Short- and mid-term buyers are trying to hold the line here. According to HODL Waves, which tracks how much supply each holder group controls, two cohorts have added steadily.
The 1-week to 1-month group increased its share from 5.59% to 5.98% since October 15, while the 3-month to 6-month group rose from 7.36% to 8.15%.
This push-and-pull has formed a price ceiling near $0.20-$0.21, keeping the DOGE price confined in a narrow range. In most cases, additional buying from other groups — especially whales — can help break such ceilings. But something deeper could be limiting the upside this time.
Cost Distribution Data Shows Why the Dogecoin Price Ceiling Holds
The Cost Basis Distribution Heatmap reveals why this OG meme coin can’t yet break out.
Two massive supply clusters — between $0.202–$0.206 and $0.210–$0.212 — hold roughly 11.16 billion DOGE and 11.14 billion DOGE, respectively. These are just the largest pockets; smaller clusters with fewer coins also exist across the range.
The Cost Basis Distribution Heatmap shows where most coins were last bought.
Together, they form one of Dogecoin’s strongest short-term barriers (resistance levels). Each rally into the $0.20–$0.21 zone faces immediate selling as holders exit near breakeven. That supply pressure has repeatedly stopped price advances since October 11, turning the area into DOGE’s most stubborn resistance zone.

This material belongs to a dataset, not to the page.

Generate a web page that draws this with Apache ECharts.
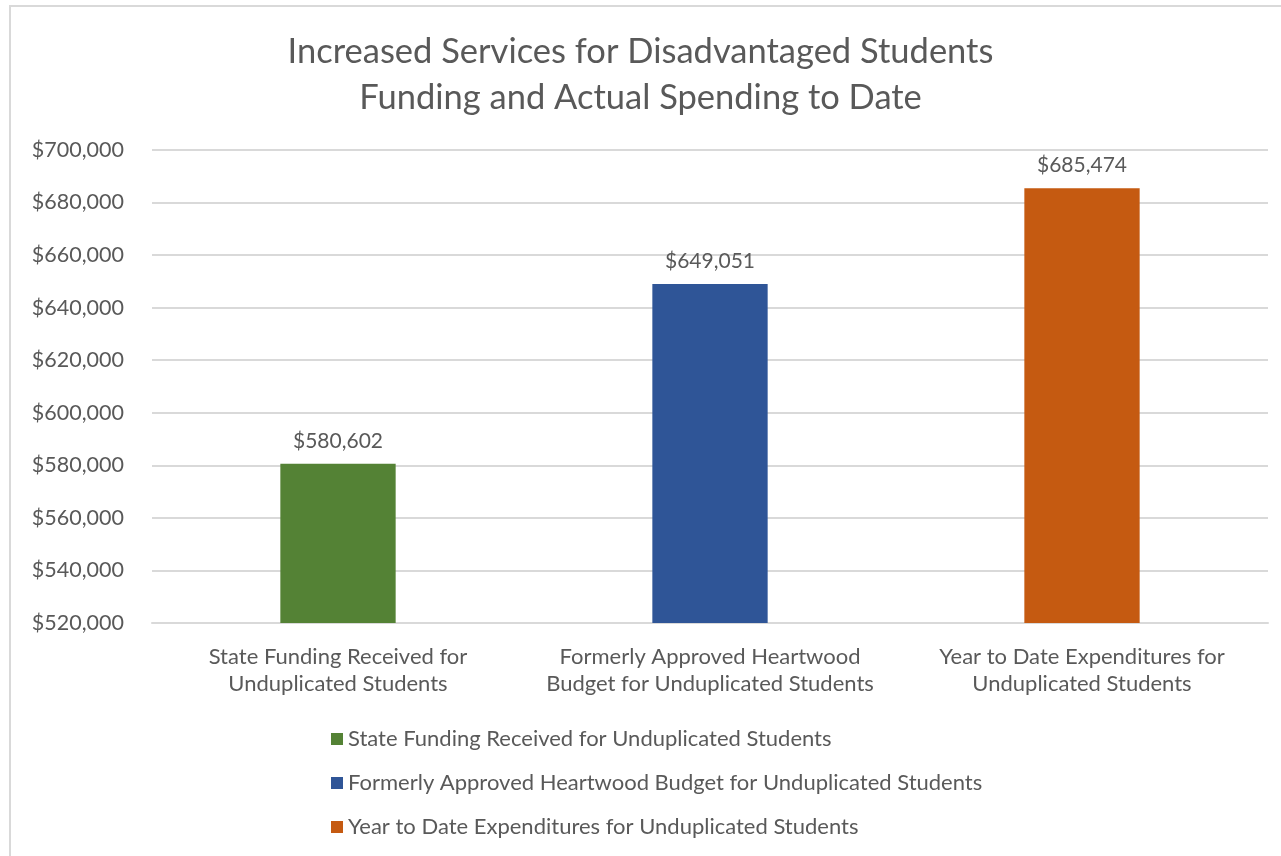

If DOGE whales start buying more aggressively, they could absorb some of this supply and help push DOGE through resistance. Until then, the Dogecoin price will likely remain trapped inside its current band.
A breakout above $0.21 (about 12% from the current level) could open the door toward $0.27, while slipping below $0.17 risks sending it back toward $0.14.